レッドブルのフェルスタッペンもQ2⇒Q3でほとんどタイムを伸ばせず7番手に終わりましたが、セクター1・2では上手く走れても、セクター3でタイヤが冷えてしまっているとコメントしているのは興味深いところ。
Q1 was not too bad for us but in Q2 I had a really bad feeling with the rear tyres and I suddenly lost grip, especially going into the last sector. Sector 1 and 2 went well on most of my laps but the time just fell away in sector 3 as I just didn’t have the heat in the tyres.
via: Max Verstappen : What the teams said - qualifying in Sochi
……これすごい素人考えなんですけど、幅広タイヤになった分、セクター2の長いストレートを走ってるとタイヤが冷めやすくなっちゃったとかそういうのもあるんですかね?また、リカルドもタイヤのワーキングレンジを如何にして保つかが重要、みたいなコメントしてますね。
ここではタイヤをうまく機能させることが重要だ。週末を通してセットアップを変更し続けたけど、ここではセットアップはある意味、関係ないように感じる。タイヤをどうやってうまく機能させるかが問題なんだ。
ある意味、フェラーリは今年のピレリタイヤの美味しいところを一番上手く使えているマシンというコトになるんでしょうけど、これに関しては各チームすぐに追いつくのは難しいのかもしれませんね。まだデータも十分ではないでしょうし。タイヤが太くなってその重要性がさらに増した分、今各チームの開発は「タイヤを如何にして上手く働かせるか」という部分にフォーカスしていってるんでしょうきっと。
そのほか
今回一番悲惨なのは20番手(決勝はバンドーンのグリッドダウンにより19番手スタート)のグロージャンでしょうね。マシンが全然言うコトを聞かないとかで、マグヌッセンより1.2秒落ちという屈辱的なタイムに終わってしまいました。フリー走行からブレーキの不調を訴えてブレンボからカーボンインダストリーに変えてみたりもしていたようですが、結局どっちでも変わらなかったみたいでブレンボに戻したようで。
マグヌッセンがそこまでマシンの不調を訴えていないだけに奇妙な感じではありますが、グロージャンって結構マシンがちゃんと決まってれば滅法速いけど、そうでないとガッタガタみたいなところはある感じ。ただ、今の状態はちょっと異常な感じしますね。チームとしての経験値がまだ少ないハースの力量が問われている感じも。
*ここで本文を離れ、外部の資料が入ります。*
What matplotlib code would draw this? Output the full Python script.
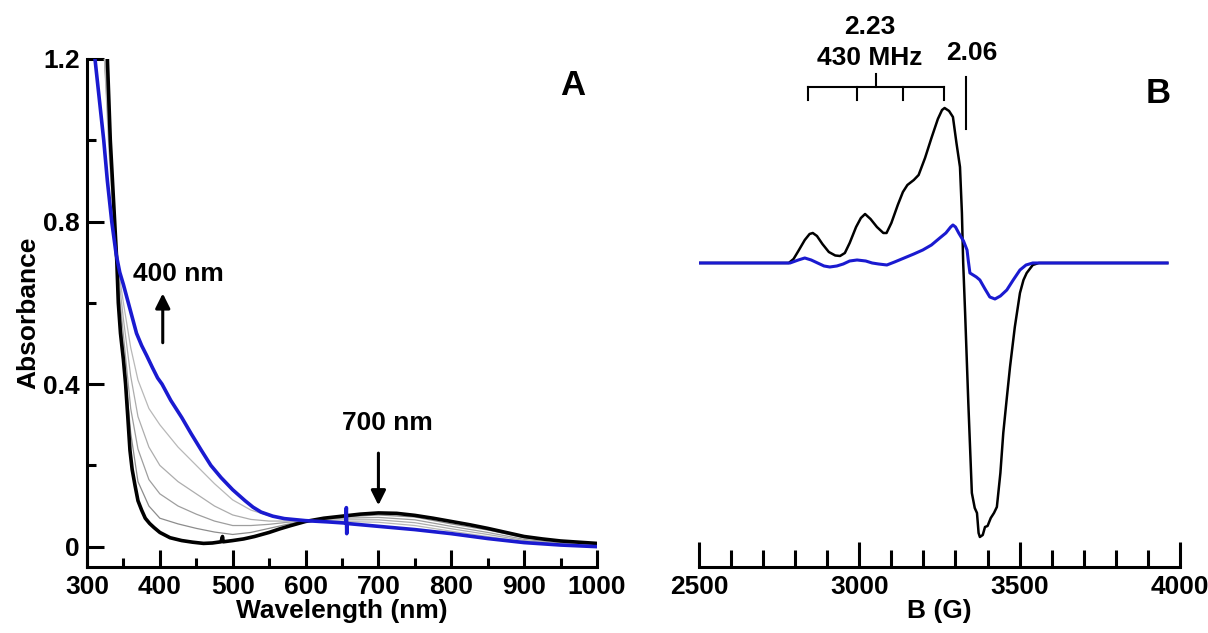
import matplotlib
matplotlib.use("Agg")
import matplotlib.pyplot as plt
from matplotlib.ticker import MultipleLocator, FixedLocator

plt.rcParams["font.family"] = ["Liberation Sans", "DejaVu Sans"]
plt.rcParams["font.weight"] = "bold"
plt.rcParams["axes.labelweight"] = "bold"
plt.rcParams["font.size"] = 19

# ---- panel A: UV-vis spectra (wavelength nm, absorbance) ----
wl_black = [328, 332, 335, 338, 341, 343, 346, 350, 353, 356, 359, 362, 366, 370, 375, 380, 386, 392,
            400, 414, 430, 445, 460, 472, 484, 486, 487, 500, 515, 530, 550, 565, 580, 600, 625, 650,
            675, 700, 725, 750, 775, 800, 825, 850, 875, 900, 925, 950, 975, 1000]
abs_black = [1.2, 1.0, 0.9, 0.8, 0.7, 0.6, 0.525, 0.46, 0.4, 0.32, 0.237, 0.19, 0.15, 0.113, 0.09, 0.07, 0.057, 0.047,
             0.035, 0.022, 0.015, 0.011, 0.008, 0.009, 0.012, 0.025, 0.012, 0.015, 0.019, 0.025, 0.035, 0.044, 0.052, 0.062, 0.07, 0.075,
             0.08, 0.083, 0.082, 0.077, 0.07, 0.062, 0.054, 0.045, 0.035, 0.025, 0.019, 0.014, 0.011, 0.008]

wl_blue = [311, 317, 323, 328, 334, 340, 345, 350, 356, 362, 368, 375, 382, 390, 397, 403, 415, 430, 443,
           457, 470, 484, 500, 517, 528, 539, 555, 571, 600, 630, 655, 656, 656.5, 657, 700, 750, 800,
           850, 900, 950, 1000]
abs_blue = [1.2, 1.1, 1.0, 0.9, 0.8, 0.72, 0.675, 0.645, 0.605, 0.565, 0.525, 0.495, 0.47, 0.44, 0.415, 0.40, 0.36, 0.318, 0.278,
            0.237, 0.2, 0.17, 0.14, 0.113, 0.097, 0.085, 0.075, 0.069, 0.064, 0.061, 0.058, 0.096, 0.032, 0.057, 0.05, 0.042, 0.032,
            0.02, 0.01, 0.004, 0.0]

wl_grey = [324, 330, 335, 340, 345, 350, 360, 370, 385, 400, 425, 450, 475, 500, 525, 550, 575, 600,
           650, 700, 750, 800, 850, 900, 950, 1000]
abs_grey = [
    [1.2, 1.08, 0.9, 0.71, 0.59, 0.48, 0.28, 0.16, 0.10, 0.07, 0.056, 0.045, 0.036, 0.03, 0.035, 0.045, 0.055, 0.064,
     0.073, 0.078, 0.073, 0.056, 0.041, 0.022, 0.012, 0.006],
    [1.2, 1.05, 0.88, 0.71, 0.61, 0.52, 0.34, 0.24, 0.165, 0.13, 0.10, 0.08, 0.063, 0.052, 0.052, 0.055, 0.06, 0.064,
     0.070, 0.072, 0.066, 0.050, 0.035, 0.018, 0.009, 0.004],
    [1.2, 1.02, 0.86, 0.72, 0.64, 0.56, 0.42, 0.32, 0.245, 0.20, 0.16, 0.13, 0.10, 0.078, 0.067, 0.063, 0.063, 0.064,
     0.066, 0.066, 0.059, 0.044, 0.030, 0.015, 0.007, 0.003],
    [1.2, 0.98, 0.84, 0.72, 0.66, 0.60, 0.49, 0.41, 0.34, 0.30, 0.245, 0.20, 0.155, 0.115, 0.09, 0.076, 0.068, 0.064,
     0.062, 0.060, 0.052, 0.038, 0.025, 0.012, 0.005, 0.002],
]
grey_colors = ["0.55", "0.62", "0.68", "0.72"]

# ---- panel B: EPR spectra (field G, arbitrary intensity) ----
field_black = [2500, 2780, 2795, 2810, 2830, 2845, 2855, 2868, 2885, 2905, 2925, 2940, 2955, 2970, 2990,
               3005, 3018, 3035, 3055, 3075, 3085, 3100, 3120, 3136, 3150, 3170, 3185, 3205, 3225, 3245,
               3258, 3266, 3280, 3292, 3303, 3314, 3320, 3324, 3330, 3340, 3351, 3360, 3367, 3372, 3376,
               3385, 3392, 3400, 3410, 3420, 3429, 3440, 3449, 3460, 3470, 3485, 3501, 3512, 3522, 3541,
               3560, 3960]
sig_black = [0, 0, 0.04, 0.12, 0.23, 0.29, 0.30, 0.27, 0.19, 0.11, 0.075, 0.07, 0.10, 0.2, 0.36,
             0.45, 0.49, 0.44, 0.36, 0.30, 0.30, 0.40, 0.58, 0.71, 0.78, 0.83, 0.88, 1.05, 1.25, 1.44,
             1.53, 1.55, 1.52, 1.46, 1.2, 0.96, 0.5, 0.0, -0.5, -1.4, -2.3, -2.45, -2.5, -2.7, -2.74,
             -2.72, -2.64, -2.63, -2.55, -2.5, -2.44, -2.1, -1.7, -1.35, -1.04, -0.64, -0.3, -0.17, -0.1, -0.02,
             0, 0]

field_blue = [2500, 2784, 2810, 2830, 2850, 2870, 2890, 2908, 2930, 2950, 2970, 2993, 3020, 3040, 3060,
              3086, 3110, 3140, 3170, 3198, 3225, 3251, 3270, 3285, 3292, 3300, 3310, 3325, 3336, 3340,
              3345, 3355, 3365, 3376, 3392, 3407, 3423, 3440, 3460, 3480, 3501, 3520, 3541, 3960]
sig_blue = [0, 0, 0.03, 0.05, 0.03, 0.0, -0.03, -0.04, -0.03, -0.01, 0.02, 0.03, 0.02, 0.0, -0.01,
            -0.02, 0.01, 0.05, 0.09, 0.13, 0.18, 0.25, 0.30, 0.36, 0.38, 0.36, 0.30, 0.22, 0.13, 0.02,
            -0.10, -0.12, -0.14, -0.17, -0.26, -0.34, -0.36, -0.33, -0.27, -0.17, -0.07, -0.02, 0.0, 0]

hf_lines = [2840, 2993, 3136, 3264]
g206_field = 3333

fig = plt.figure(figsize=(12.08, 6.33), dpi=100)

# panel A
ax1 = fig.add_axes([0.072, 0.1043, 0.4222, 0.8025])
for vals, c in zip(abs_grey, grey_colors):
    ax1.plot(wl_grey, vals, color=c, lw=0.9)
ax1.plot(wl_black, abs_black, color="black", lw=2.6)
ax1.plot(wl_blue, abs_blue, color="#1a1ad0", lw=2.6)

ax1.set_xlim(300, 1000)
ax1.set_ylim(-0.05, 1.2)
ax1.xaxis.set_major_locator(MultipleLocator(100))
ax1.xaxis.set_minor_locator(MultipleLocator(50))
ax1.yaxis.set_major_locator(FixedLocator([0, 0.4, 0.8, 1.2]))
ax1.yaxis.set_minor_locator(FixedLocator([0.2, 0.6, 1.0]))
ax1.set_yticklabels(["0", "0.4", "0.8", "1.2"])
for s in ["top", "right"]:
    ax1.spines[s].set_visible(False)
for s in ["left", "bottom"]:
    ax1.spines[s].set_linewidth(2.2)
ax1.tick_params(which="major", direction="in", length=12, width=2.2, pad=6)
ax1.tick_params(which="minor", direction="in", length=6.5, width=2.2)
ax1.tick_params(axis="y", pad=5)
ax1.set_xlabel("Wavelength (nm)", labelpad=0)
ax1.set_ylabel("Absorbance", labelpad=2)

ax1.annotate("", xy=(404, 0.63), xytext=(404, 0.495),
             arrowprops=dict(arrowstyle="-|>", lw=2.2, color="black", mutation_scale=22))
ax1.text(426, 0.672, "400 nm", ha="center", va="center")
ax1.annotate("", xy=(700, 0.095), xytext=(700, 0.237),
             arrowprops=dict(arrowstyle="-|>", lw=2.2, color="black", mutation_scale=22))
ax1.text(712, 0.305, "700 nm", ha="center", va="center")
ax1.text(967, 1.136, "A", ha="center", va="center", fontsize=25)

# panel B
ax2 = fig.add_axes([0.5786, 0.1043, 0.3982, 0.8957])
ax2.plot(field_black, sig_black, color="black", lw=1.8)
ax2.plot(field_blue, sig_blue, color="#1a1ad0", lw=2.2)

ax2.set_xlim(2500, 4000)
ax2.set_ylim(-3.04, 2.63)
ax2.xaxis.set_major_locator(MultipleLocator(500))
ax2.xaxis.set_minor_locator(MultipleLocator(100))
ax2.set_yticks([])
for s in ["top", "right", "left"]:
    ax2.spines[s].set_visible(False)
ax2.spines["bottom"].set_linewidth(2.2)
ax2.tick_params(which="major", direction="in", length=18, width=2.2, pad=6)
ax2.tick_params(which="minor", direction="in", length=12, width=2.2)
ax2.set_xlabel("B (G)", labelpad=0)

# hyperfine bracket and g markers
ax2.plot([hf_lines[0], hf_lines[-1]], [1.76, 1.76], color="black", lw=1.5)
for f in hf_lines:
    ax2.plot([f, f], [1.63, 1.76], color="black", lw=1.5)
ax2.plot([3052, 3052], [1.76, 1.89], color="black", lw=1.5)
ax2.plot([g206_field, g206_field], [1.34, 1.86], color="black", lw=1.5)
ax2.text(3033, 2.36, "2.23", ha="center", va="center")
ax2.text(3033, 2.05, "430 MHz", ha="center", va="center")
ax2.text(3351, 2.10, "2.06", ha="center", va="center")
ax2.text(3931, 1.695, "B", ha="center", va="center", fontsize=25)

fig.savefig("out.png", dpi=100)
マクラーレン・ホンダのアロンソ先生は「昨年14番手から6位フィニッシュした時のような勇ましいパフォーマンスの再現をどれくらい期待してる?」という質問に対し「魚雷が必要だね!(笑)」と回答したり、「ここみたいな高速コースだと、Gフォースの増加に対するプレッシャーはより大きくなる?」という質問には「僕らはとても遅い、何も増えないね!」と回答するなど、相変わらず絶好調(?)のようです。